----- RECORDS SUPPLIED

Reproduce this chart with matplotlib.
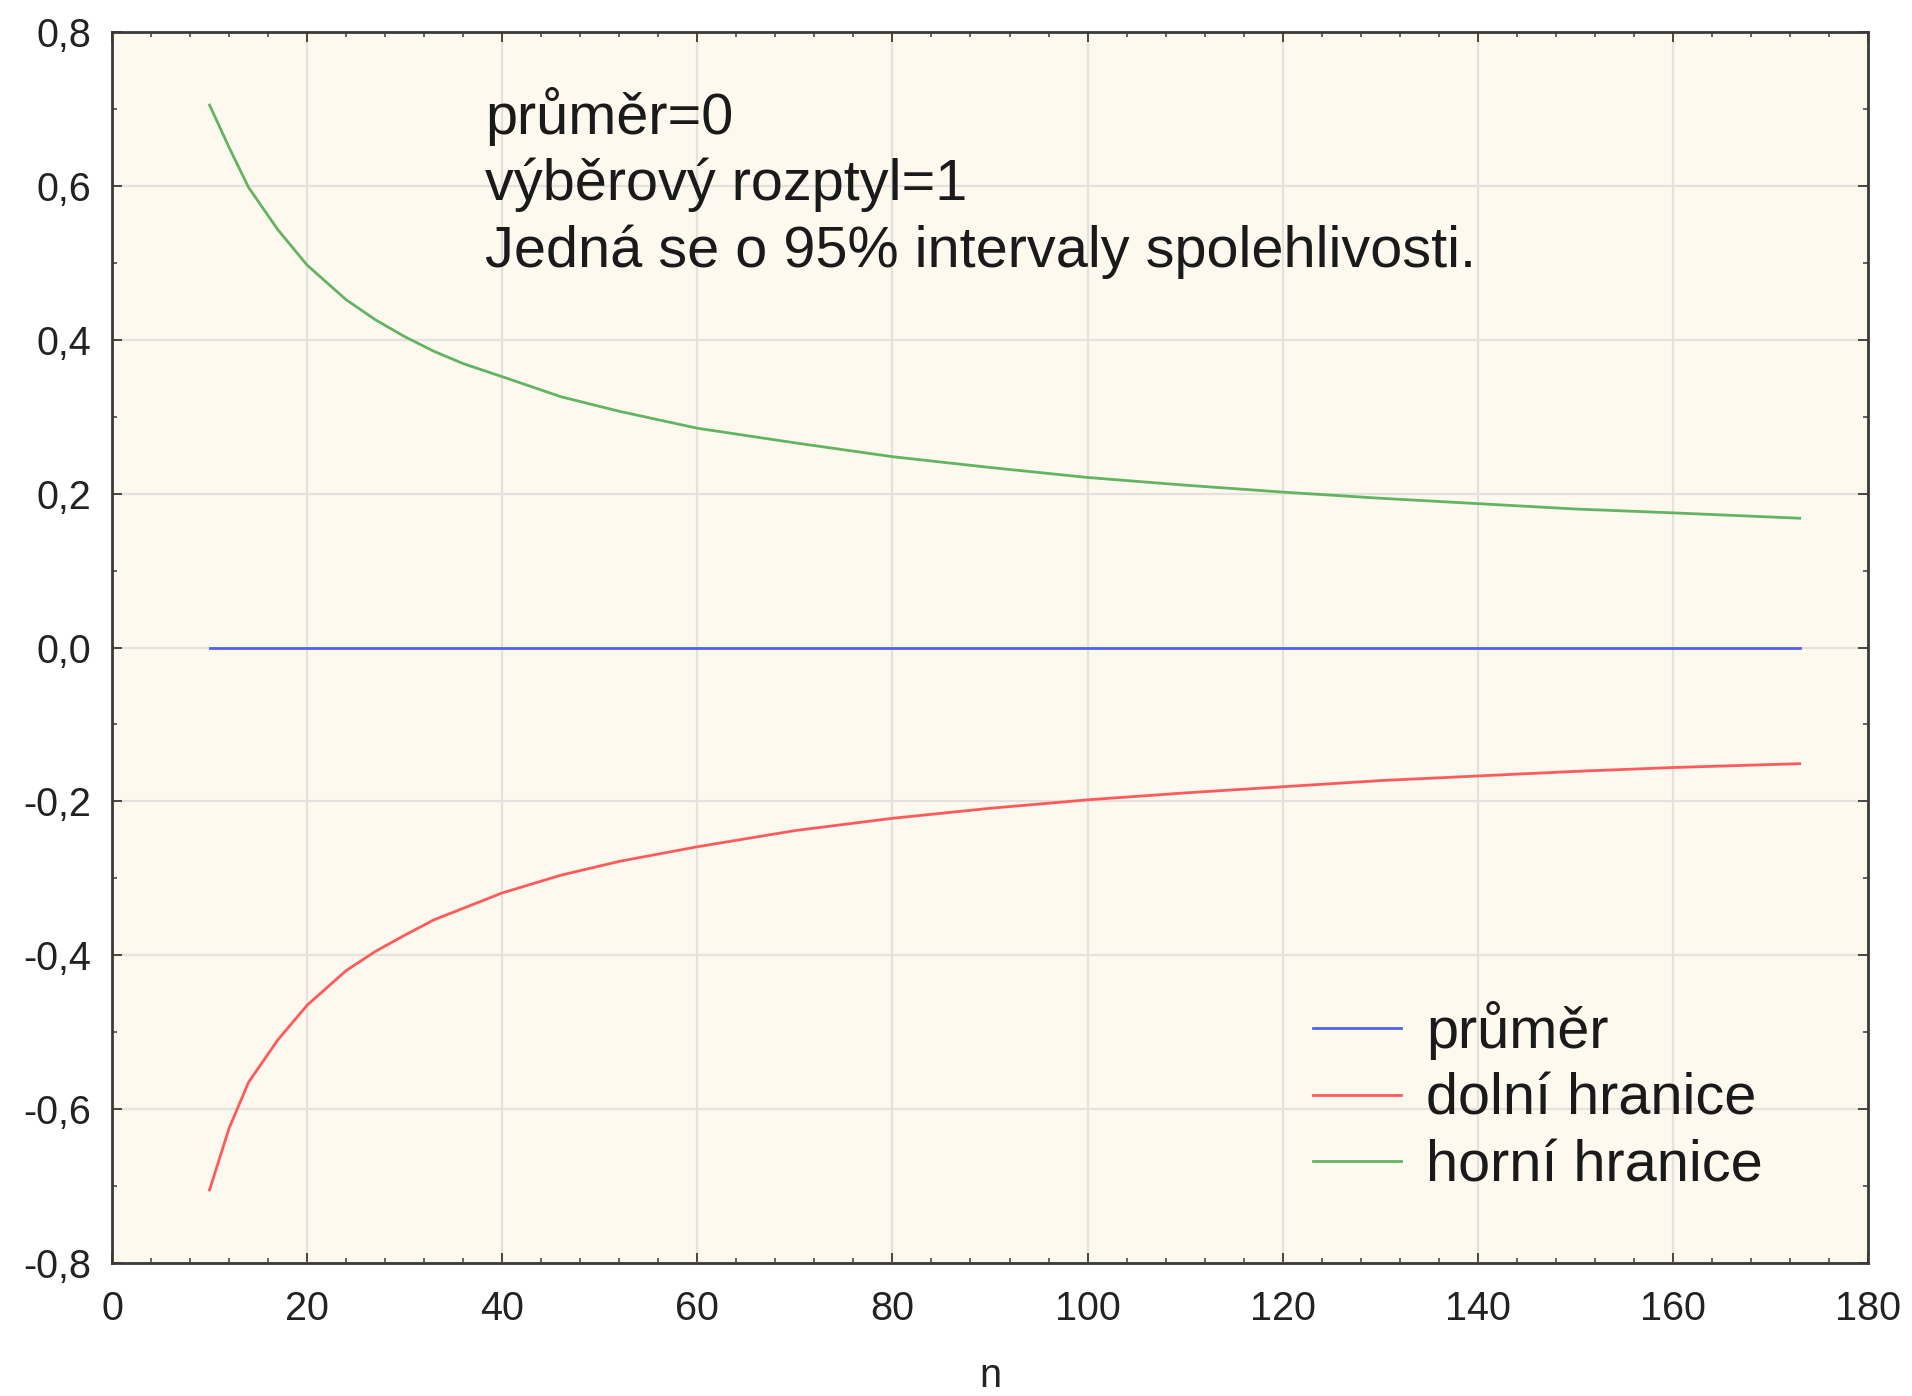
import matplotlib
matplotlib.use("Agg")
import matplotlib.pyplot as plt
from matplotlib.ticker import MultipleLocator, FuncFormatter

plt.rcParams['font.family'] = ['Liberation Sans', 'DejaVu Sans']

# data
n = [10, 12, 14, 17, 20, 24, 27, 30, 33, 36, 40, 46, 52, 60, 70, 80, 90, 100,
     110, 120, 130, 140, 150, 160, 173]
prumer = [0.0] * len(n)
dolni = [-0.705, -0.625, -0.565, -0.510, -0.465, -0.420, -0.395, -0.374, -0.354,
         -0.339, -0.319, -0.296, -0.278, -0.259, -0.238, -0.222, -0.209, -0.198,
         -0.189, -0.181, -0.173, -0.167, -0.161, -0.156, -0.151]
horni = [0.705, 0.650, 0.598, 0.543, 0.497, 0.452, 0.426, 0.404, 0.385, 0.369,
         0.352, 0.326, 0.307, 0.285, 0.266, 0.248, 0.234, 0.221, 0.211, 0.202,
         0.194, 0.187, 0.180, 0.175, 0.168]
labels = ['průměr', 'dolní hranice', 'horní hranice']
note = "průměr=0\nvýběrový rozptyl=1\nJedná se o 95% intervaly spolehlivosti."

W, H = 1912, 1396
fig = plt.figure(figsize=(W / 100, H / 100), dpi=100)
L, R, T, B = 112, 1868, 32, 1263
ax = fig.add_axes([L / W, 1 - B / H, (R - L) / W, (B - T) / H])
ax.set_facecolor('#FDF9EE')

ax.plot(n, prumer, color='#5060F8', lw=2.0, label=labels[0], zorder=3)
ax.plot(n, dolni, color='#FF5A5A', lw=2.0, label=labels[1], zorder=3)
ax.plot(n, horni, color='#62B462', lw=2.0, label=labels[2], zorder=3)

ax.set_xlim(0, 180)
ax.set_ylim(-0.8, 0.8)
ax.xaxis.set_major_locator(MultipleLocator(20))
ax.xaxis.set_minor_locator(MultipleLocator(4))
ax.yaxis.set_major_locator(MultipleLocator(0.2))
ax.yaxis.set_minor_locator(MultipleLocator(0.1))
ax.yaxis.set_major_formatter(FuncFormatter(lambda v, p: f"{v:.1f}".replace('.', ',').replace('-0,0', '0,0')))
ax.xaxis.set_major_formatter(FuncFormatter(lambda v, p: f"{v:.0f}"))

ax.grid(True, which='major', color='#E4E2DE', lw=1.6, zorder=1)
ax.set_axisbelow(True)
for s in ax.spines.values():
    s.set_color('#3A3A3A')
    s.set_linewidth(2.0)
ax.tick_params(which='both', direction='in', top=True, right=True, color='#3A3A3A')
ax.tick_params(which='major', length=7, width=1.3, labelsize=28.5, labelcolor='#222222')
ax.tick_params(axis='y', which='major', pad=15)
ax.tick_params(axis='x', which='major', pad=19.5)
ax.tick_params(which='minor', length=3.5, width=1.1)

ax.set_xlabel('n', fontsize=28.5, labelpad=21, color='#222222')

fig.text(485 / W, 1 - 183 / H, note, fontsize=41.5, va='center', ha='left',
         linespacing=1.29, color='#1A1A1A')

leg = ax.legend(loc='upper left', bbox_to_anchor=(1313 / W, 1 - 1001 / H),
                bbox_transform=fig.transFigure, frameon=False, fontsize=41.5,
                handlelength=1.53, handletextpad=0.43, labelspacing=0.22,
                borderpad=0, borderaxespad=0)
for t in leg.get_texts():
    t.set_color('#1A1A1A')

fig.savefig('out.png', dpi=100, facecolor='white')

----------
----- RECORDS SUPPLIED

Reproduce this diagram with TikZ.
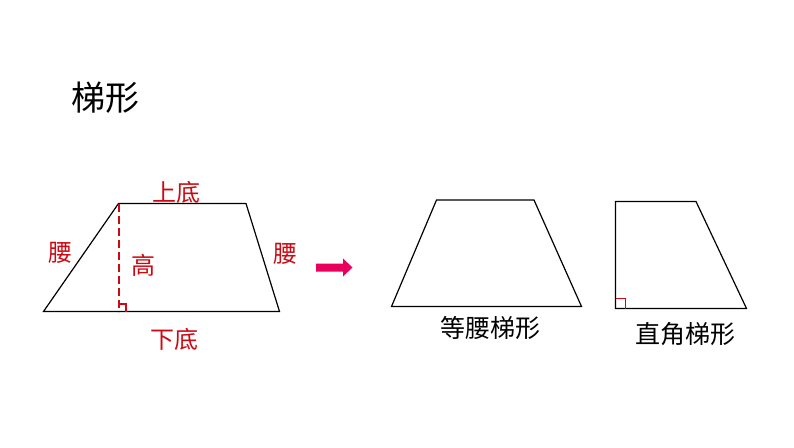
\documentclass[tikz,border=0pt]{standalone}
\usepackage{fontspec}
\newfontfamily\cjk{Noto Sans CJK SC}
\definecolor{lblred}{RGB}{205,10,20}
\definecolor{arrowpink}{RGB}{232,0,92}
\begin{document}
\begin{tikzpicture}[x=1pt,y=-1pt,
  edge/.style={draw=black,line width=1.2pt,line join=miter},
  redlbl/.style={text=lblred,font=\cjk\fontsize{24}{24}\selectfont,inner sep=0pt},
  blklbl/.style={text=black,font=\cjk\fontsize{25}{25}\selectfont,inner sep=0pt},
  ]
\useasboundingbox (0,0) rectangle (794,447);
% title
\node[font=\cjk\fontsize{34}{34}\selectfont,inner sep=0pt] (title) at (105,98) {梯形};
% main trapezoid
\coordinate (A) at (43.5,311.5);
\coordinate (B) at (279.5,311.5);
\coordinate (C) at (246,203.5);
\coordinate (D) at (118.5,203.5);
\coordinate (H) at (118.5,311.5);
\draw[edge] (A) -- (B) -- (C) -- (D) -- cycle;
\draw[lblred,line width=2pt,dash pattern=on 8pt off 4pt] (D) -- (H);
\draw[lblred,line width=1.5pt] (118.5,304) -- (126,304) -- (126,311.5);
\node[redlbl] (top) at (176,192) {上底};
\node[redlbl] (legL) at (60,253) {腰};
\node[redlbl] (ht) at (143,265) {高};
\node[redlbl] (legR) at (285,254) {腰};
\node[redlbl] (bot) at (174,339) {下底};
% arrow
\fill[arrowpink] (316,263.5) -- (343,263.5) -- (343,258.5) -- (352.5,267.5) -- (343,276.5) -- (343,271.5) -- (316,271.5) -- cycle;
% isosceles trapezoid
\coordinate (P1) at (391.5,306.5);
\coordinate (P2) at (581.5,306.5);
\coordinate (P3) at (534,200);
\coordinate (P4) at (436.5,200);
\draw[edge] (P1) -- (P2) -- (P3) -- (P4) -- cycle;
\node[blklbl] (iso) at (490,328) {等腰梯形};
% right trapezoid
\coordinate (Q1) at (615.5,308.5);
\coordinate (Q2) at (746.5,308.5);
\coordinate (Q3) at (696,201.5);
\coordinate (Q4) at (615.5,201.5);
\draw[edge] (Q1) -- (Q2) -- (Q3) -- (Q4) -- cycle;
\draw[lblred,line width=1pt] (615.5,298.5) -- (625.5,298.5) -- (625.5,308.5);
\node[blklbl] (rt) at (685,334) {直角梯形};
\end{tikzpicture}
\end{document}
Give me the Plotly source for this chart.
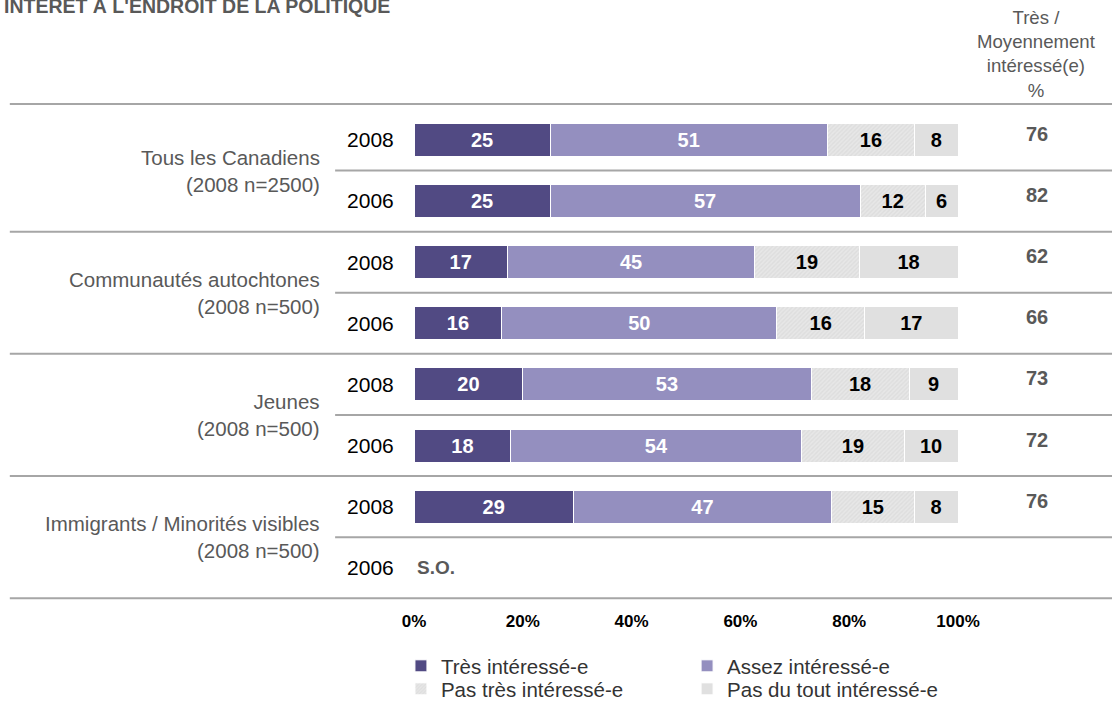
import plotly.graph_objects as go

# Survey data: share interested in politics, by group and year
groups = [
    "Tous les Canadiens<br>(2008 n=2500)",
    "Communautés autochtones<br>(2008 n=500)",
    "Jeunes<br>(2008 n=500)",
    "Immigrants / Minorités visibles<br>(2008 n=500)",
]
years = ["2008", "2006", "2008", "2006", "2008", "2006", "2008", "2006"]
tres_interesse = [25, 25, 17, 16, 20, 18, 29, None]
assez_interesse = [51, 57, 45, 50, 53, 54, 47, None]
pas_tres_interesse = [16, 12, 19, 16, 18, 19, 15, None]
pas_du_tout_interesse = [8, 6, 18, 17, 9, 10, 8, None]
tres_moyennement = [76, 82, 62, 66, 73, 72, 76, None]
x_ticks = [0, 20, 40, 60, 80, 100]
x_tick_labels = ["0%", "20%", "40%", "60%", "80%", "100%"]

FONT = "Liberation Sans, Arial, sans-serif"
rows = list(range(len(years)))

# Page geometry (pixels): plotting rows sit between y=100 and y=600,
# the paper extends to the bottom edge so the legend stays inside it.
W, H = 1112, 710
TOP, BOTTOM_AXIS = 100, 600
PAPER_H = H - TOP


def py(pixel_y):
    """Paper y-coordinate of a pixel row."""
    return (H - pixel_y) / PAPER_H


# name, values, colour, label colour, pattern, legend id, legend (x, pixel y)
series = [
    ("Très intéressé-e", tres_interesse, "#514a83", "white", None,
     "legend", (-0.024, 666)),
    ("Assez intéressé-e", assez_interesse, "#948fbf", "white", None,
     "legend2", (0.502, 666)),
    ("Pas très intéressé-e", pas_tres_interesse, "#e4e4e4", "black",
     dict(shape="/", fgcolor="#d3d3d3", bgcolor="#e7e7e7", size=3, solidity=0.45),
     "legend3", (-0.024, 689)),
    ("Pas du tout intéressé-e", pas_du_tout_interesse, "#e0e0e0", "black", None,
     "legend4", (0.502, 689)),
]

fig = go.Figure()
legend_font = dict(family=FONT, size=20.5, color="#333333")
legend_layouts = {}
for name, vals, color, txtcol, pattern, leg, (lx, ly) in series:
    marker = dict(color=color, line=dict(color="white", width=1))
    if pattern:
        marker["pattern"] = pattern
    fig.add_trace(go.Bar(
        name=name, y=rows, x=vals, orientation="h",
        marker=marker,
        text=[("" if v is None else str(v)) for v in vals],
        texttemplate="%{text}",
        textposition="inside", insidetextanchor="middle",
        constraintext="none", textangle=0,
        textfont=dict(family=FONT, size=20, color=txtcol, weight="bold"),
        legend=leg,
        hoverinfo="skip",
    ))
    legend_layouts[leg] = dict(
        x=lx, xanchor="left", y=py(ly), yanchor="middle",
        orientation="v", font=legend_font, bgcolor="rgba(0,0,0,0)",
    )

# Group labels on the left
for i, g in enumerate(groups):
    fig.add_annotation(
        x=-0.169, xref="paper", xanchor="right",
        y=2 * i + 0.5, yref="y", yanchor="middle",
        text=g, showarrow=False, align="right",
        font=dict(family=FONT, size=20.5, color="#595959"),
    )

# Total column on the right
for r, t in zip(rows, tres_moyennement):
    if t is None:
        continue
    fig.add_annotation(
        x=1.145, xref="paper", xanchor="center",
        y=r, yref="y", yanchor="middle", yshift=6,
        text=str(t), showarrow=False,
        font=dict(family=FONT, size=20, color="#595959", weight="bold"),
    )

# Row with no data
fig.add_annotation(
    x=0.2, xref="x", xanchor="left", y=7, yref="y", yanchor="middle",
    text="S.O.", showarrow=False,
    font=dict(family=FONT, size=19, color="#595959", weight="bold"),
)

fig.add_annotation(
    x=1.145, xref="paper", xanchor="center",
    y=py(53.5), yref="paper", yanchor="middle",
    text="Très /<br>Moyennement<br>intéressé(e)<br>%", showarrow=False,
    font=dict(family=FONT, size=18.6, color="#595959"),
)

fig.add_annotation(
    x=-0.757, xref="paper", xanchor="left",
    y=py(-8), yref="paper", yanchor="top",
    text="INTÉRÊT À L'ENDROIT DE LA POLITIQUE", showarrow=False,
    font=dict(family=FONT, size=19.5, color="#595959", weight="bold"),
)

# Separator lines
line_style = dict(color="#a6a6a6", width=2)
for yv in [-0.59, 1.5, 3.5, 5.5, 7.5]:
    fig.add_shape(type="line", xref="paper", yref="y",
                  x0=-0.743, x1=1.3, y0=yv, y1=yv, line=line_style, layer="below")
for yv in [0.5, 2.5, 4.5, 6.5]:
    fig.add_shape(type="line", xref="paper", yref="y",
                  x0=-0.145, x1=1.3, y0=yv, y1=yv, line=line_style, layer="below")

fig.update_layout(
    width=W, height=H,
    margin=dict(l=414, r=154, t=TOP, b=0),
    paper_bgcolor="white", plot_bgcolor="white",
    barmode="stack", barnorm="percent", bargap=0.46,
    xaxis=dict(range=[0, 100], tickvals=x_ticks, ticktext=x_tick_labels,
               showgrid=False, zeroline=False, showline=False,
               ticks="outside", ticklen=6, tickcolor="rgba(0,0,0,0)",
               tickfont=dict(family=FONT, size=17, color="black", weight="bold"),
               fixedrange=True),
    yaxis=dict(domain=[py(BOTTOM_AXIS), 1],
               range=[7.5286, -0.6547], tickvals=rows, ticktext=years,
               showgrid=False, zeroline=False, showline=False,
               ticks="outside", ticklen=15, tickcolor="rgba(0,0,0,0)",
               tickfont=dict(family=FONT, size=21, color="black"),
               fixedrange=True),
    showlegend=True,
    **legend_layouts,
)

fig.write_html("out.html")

----------

Omit the pictures. Extract exactly the lines that begin with the one holding "Give me the Plotly source for this chart." and end with the one holding "return (H - pixel_y) / PAPER_H", inclusive.

Give me the Plotly source for this chart.
import plotly.graph_objects as go

# Survey data: share interested in politics, by group and year
groups = [
    "Tous les Canadiens<br>(2008 n=2500)",
    "Communautés autochtones<br>(2008 n=500)",
    "Jeunes<br>(2008 n=500)",
    "Immigrants / Minorités visibles<br>(2008 n=500)",
]
years = ["2008", "2006", "2008", "2006", "2008", "2006", "2008", "2006"]
tres_interesse = [25, 25, 17, 16, 20, 18, 29, None]
assez_interesse = [51, 57, 45, 50, 53, 54, 47, None]
pas_tres_interesse = [16, 12, 19, 16, 18, 19, 15, None]
pas_du_tout_interesse = [8, 6, 18, 17, 9, 10, 8, None]
tres_moyennement = [76, 82, 62, 66, 73, 72, 76, None]
x_ticks = [0, 20, 40, 60, 80, 100]
x_tick_labels = ["0%", "20%", "40%", "60%", "80%", "100%"]

FONT = "Liberation Sans, Arial, sans-serif"
rows = list(range(len(years)))

# Page geometry (pixels): plotting rows sit between y=100 and y=600,
# the paper extends to the bottom edge so the legend stays inside it.
W, H = 1112, 710
TOP, BOTTOM_AXIS = 100, 600
PAPER_H = H - TOP


def py(pixel_y):
    """Paper y-coordinate of a pixel row."""
    return (H - pixel_y) / PAPER_H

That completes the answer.